What you should do
Below are the records; extract from them the line containing "Recreate this image" to the line containing "quarters_per_year = 4", both lines included, exactly and with no pictures.

Source data:
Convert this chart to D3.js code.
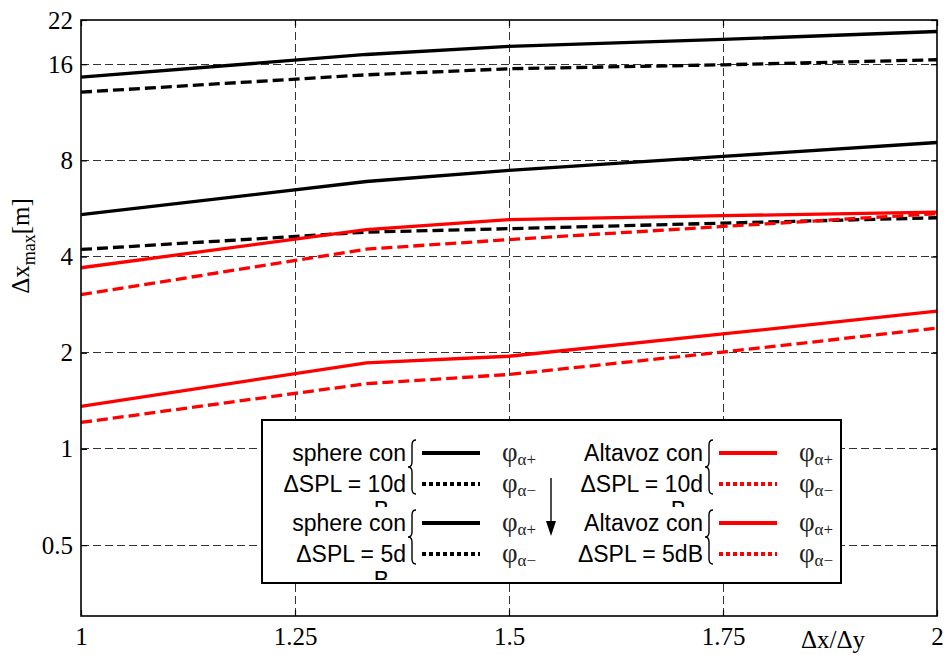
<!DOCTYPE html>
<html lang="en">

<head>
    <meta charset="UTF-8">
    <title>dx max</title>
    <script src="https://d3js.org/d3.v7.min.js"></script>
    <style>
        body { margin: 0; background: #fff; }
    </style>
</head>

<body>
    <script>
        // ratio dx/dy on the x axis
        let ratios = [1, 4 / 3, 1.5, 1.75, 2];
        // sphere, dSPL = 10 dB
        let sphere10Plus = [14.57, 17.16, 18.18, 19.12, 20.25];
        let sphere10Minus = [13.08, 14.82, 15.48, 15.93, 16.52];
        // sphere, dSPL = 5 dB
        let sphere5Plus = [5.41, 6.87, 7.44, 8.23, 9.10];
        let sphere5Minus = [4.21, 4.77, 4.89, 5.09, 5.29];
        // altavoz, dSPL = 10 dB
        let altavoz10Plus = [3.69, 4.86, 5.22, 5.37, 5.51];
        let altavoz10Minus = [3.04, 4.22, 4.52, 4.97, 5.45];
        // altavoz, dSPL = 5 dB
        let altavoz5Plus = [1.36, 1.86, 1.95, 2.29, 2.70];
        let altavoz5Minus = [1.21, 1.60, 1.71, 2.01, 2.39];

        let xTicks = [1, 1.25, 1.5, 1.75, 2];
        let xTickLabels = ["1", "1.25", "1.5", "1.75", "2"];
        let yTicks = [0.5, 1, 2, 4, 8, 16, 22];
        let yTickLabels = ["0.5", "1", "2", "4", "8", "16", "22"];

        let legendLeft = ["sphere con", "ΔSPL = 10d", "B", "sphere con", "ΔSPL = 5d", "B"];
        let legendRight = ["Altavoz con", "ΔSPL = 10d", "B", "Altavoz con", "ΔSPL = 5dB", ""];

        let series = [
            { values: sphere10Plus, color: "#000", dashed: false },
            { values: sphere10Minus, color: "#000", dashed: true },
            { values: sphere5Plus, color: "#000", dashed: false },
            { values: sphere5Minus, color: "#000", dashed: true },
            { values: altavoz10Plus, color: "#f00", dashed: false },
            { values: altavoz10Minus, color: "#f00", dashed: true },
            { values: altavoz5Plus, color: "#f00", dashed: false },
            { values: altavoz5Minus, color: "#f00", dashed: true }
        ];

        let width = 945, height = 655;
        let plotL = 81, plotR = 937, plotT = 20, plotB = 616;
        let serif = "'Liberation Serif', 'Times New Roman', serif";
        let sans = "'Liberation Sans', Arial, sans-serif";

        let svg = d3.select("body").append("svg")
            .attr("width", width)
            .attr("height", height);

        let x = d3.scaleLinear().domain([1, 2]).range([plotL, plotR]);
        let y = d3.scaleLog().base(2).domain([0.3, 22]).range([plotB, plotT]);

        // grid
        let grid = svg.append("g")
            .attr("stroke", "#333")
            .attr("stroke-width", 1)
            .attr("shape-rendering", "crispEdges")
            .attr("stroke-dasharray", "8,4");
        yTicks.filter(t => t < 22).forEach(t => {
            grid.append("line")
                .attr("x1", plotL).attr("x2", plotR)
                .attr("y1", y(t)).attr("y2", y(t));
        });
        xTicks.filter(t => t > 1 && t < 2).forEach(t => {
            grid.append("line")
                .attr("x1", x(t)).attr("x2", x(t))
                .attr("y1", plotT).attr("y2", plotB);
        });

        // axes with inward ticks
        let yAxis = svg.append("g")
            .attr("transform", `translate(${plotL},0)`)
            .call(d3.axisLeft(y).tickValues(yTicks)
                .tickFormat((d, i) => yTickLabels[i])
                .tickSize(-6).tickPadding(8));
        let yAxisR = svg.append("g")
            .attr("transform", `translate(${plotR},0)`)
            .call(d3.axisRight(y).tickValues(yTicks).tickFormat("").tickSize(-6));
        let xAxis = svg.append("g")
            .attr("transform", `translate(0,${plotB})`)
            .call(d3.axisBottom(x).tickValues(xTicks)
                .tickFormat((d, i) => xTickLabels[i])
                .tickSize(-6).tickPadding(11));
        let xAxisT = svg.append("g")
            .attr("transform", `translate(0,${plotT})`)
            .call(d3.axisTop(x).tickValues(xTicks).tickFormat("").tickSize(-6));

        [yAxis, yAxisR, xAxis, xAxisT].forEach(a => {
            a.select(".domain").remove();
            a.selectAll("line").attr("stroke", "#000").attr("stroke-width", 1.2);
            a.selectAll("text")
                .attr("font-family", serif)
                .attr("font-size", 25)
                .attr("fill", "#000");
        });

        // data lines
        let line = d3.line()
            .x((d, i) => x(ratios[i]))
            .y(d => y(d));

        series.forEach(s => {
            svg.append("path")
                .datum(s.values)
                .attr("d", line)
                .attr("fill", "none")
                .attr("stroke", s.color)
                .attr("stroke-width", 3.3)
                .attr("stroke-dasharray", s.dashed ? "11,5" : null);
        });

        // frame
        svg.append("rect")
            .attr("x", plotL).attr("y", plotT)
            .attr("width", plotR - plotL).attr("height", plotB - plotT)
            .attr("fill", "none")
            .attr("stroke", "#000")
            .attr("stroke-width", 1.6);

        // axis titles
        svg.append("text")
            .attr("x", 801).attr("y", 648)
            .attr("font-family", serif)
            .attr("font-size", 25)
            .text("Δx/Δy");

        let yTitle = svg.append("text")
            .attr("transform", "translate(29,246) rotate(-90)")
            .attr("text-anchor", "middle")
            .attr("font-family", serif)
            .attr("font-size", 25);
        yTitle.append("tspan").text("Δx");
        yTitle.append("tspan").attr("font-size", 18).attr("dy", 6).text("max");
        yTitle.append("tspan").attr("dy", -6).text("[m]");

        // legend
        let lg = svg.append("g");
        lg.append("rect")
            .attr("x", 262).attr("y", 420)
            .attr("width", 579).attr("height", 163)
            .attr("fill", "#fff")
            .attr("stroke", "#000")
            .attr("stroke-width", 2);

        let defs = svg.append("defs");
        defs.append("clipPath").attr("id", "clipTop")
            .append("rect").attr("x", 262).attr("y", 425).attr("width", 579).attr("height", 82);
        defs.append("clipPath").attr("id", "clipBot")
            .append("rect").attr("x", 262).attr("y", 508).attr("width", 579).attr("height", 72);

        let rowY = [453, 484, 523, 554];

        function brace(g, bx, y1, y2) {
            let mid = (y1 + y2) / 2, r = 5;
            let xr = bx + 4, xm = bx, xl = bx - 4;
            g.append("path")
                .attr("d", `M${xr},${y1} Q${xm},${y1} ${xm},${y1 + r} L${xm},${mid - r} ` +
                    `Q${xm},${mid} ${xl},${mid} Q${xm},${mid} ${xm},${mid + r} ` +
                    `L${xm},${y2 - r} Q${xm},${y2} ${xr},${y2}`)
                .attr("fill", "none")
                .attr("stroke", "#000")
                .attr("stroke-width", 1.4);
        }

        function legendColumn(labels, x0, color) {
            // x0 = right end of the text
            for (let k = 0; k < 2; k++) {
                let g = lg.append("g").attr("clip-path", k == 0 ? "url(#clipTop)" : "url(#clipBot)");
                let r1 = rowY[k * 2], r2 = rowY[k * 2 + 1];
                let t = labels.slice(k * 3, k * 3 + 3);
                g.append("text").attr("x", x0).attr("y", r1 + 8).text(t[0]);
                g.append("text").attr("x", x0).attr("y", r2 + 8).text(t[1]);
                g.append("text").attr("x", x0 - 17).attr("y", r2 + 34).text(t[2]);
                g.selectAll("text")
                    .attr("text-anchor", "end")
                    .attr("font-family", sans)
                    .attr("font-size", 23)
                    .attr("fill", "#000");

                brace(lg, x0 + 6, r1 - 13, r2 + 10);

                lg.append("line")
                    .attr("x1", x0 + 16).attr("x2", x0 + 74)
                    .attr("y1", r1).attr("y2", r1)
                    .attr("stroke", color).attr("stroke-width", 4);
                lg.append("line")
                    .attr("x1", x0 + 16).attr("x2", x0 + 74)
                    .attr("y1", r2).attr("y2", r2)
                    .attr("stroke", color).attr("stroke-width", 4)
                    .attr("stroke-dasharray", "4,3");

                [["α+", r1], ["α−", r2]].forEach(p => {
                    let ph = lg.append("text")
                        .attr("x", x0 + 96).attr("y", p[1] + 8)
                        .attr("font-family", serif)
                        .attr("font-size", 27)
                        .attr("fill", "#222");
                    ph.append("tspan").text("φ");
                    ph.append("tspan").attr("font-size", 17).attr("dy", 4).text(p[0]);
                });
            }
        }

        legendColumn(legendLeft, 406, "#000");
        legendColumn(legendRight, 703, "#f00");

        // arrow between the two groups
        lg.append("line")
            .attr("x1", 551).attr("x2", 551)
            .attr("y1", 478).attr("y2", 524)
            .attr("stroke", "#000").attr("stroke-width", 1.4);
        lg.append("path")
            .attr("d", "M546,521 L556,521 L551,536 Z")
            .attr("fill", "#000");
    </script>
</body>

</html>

* * *

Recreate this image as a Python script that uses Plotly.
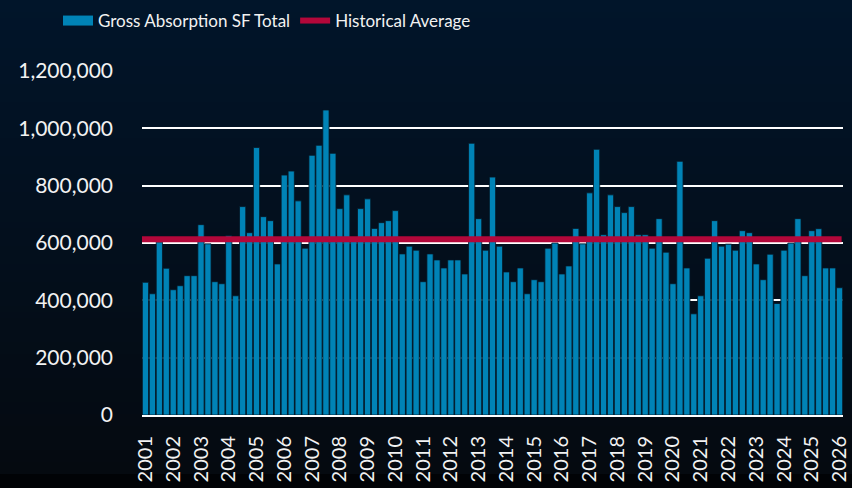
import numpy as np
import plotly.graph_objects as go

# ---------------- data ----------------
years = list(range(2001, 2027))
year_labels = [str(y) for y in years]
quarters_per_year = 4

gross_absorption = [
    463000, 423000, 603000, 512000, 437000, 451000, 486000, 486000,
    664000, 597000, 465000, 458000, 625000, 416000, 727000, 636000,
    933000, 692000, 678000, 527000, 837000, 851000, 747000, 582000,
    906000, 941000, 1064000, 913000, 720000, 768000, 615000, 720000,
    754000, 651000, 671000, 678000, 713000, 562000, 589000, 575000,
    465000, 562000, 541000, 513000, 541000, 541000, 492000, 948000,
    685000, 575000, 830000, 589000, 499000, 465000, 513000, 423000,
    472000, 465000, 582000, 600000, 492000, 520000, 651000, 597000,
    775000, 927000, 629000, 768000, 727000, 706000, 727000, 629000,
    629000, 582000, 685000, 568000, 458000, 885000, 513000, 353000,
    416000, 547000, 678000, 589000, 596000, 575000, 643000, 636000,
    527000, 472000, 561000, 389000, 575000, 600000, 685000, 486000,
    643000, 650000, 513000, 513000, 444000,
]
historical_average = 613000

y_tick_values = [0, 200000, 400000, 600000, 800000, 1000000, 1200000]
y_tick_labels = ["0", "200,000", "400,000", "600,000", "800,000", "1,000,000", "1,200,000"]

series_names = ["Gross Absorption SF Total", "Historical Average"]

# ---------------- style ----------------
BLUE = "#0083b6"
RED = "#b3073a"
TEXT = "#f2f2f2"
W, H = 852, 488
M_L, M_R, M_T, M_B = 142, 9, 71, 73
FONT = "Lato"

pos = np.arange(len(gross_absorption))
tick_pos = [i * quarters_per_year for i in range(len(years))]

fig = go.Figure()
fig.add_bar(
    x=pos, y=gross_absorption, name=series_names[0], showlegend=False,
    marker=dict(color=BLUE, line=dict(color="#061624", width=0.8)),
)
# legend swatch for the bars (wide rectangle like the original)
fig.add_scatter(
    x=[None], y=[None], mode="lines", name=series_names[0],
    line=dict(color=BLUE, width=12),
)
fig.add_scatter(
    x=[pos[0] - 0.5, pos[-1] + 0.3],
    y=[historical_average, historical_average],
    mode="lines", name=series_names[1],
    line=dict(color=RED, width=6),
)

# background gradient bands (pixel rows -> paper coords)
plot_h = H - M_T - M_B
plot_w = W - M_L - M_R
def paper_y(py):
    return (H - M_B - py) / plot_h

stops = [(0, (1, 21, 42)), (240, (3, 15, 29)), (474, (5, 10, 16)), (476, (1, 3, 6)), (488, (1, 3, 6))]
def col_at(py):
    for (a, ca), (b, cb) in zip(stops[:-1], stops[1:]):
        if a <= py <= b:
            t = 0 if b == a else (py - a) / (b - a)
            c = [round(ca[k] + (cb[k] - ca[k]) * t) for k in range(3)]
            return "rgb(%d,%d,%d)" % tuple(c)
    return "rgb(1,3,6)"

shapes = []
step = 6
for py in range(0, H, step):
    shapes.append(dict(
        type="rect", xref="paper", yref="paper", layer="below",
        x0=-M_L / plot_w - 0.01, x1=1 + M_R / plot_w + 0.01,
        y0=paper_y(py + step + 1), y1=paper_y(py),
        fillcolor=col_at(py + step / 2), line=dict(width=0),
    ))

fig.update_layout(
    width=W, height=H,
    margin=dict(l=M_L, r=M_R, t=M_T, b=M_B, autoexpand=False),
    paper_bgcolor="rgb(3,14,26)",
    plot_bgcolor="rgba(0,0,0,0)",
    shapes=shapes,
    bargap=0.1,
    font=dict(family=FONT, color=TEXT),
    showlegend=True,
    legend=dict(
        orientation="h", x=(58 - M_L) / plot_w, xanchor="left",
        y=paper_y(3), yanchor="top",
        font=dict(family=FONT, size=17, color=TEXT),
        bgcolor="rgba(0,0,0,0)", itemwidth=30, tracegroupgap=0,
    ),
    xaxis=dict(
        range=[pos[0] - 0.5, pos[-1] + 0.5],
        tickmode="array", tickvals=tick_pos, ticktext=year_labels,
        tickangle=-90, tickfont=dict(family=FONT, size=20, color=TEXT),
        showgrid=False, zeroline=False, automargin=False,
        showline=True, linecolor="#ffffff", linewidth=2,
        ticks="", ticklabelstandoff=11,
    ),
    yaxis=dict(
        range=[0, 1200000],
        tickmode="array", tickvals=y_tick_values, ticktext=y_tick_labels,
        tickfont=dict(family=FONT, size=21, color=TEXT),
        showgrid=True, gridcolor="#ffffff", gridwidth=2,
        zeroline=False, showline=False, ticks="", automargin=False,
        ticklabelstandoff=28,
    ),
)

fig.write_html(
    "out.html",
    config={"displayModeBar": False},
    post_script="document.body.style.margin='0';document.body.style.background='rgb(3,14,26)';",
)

Reply
Recreate this image as a Python script that uses Plotly.
import numpy as np
import plotly.graph_objects as go

# ---------------- data ----------------
years = list(range(2001, 2027))
year_labels = [str(y) for y in years]
quarters_per_year = 4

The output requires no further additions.